Postby m0lsx » Sun Aug 06, 2017 10:56 am

Fifty kilometers north of Tbilisi lies a mysterious settlement without a name or place on an official map. Locals simply refer to it as Transmitter Station Number 5.

In the early 1950s, over 100 people were reportedly moved here secretly from all over the Soviet Union with the sole purpose of preventing radio broadcasts considered anti-Soviet from reaching the Caucasus. These included the BBC, Voice of America, Radio Liberty, Voice of Israel, Deutsche Welle, Vatican Radio, as well as those socialist outlets that were critical of the USSR, such as Albania’s Radio Tirana and China’s Radio Beijing.

Transmitter Station Number 5 was one of many secret, radio-jamming facilities throughout the USSR. Today, nearly 26 years after the dissolution of the Soviet Union, its past employees, still living in their original residences, are trapped in a time warp; their role as stalwart “guardians” against enemy propaganda now a thing of the past.

Mostly communication specialists and radio engineers by training, the station’s employees essentially lived in isolation. A single mailbox (Mailbox Number 22) was their only way to communicate with the outside world. Guards controlled access to their fenced-in workplace.
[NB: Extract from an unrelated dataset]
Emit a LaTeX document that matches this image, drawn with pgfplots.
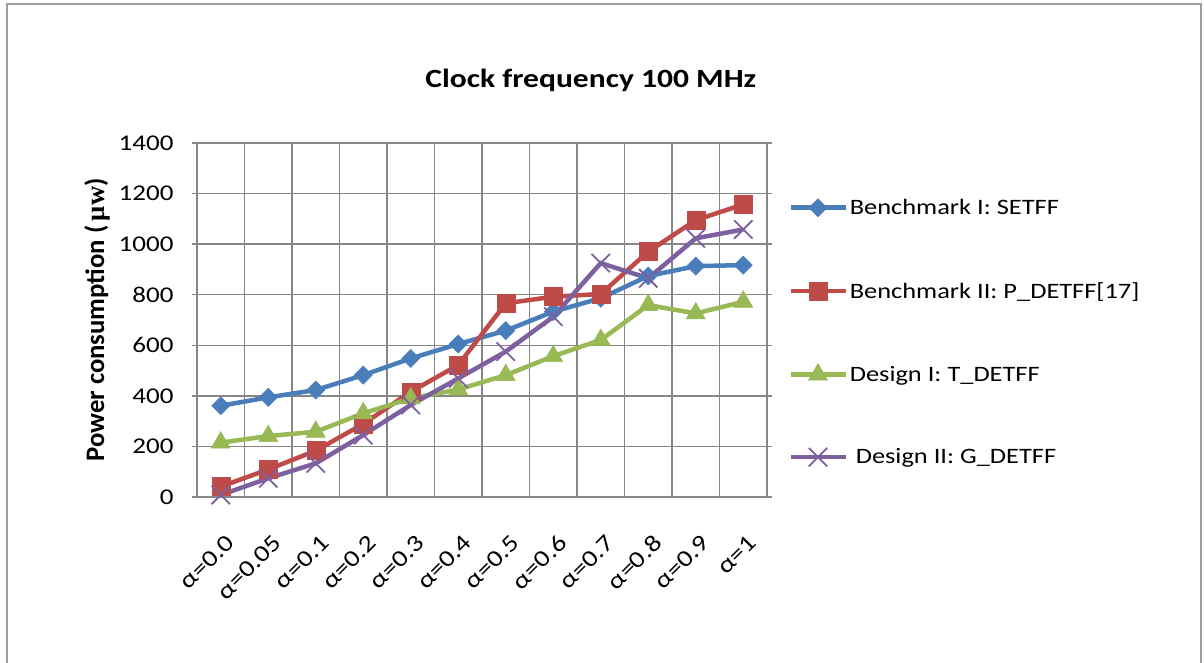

Although the workers were allowed to leave their settlement, they were not encouraged to do so. The settlement provided everything from a pre-school to a movie theater to ensure that the station’s employees had everything they needed without having to leave. They also were entitled to excursions and vacations several times a year -- all strictly supervised, yet free of charge

The settlement was isolated not only physically, but also politically. The station received orders directly from Moscow. According to former employees, most officials in Georgia were not even aware of its existence.

The employees followed a specific program schedule to jam the relevant radio broadcasts. In 1953, when Radio Liberty, a US government-funded broadcasting outlet targeting the Soviet Union, began operations and opened a Georgian-language service, the Soviet Union stepped up its game. The transmitter station started to serve not only as a censor, but also broadcast regular Soviet radio programs to Tbilisi-area audiences.

Under no circumstances were the employees supposed to listen to the “anti-Soviet” radio broadcasts they intercepted. Today, however, most of those still living at Transmitter Station Number 5 confess they yielded to the temptation.

Stations like Transmitter Station Number 5, however, managed to jam about 40 to 60% of Western radio broadcasts, estimated Ilia State University Professor Oleg Panfilov, who teaches the history of censorship and propaganda. Soviet-made shortwave radios, introduced in the 1960s, assisted the interference.

Nonetheless, information from Western radio broadcasts sometimes did manage to get through, recounted Panfilov, who recalls heading into the mountains of his native Tajikistan as a schoolboy to pick up the “enemy voices.”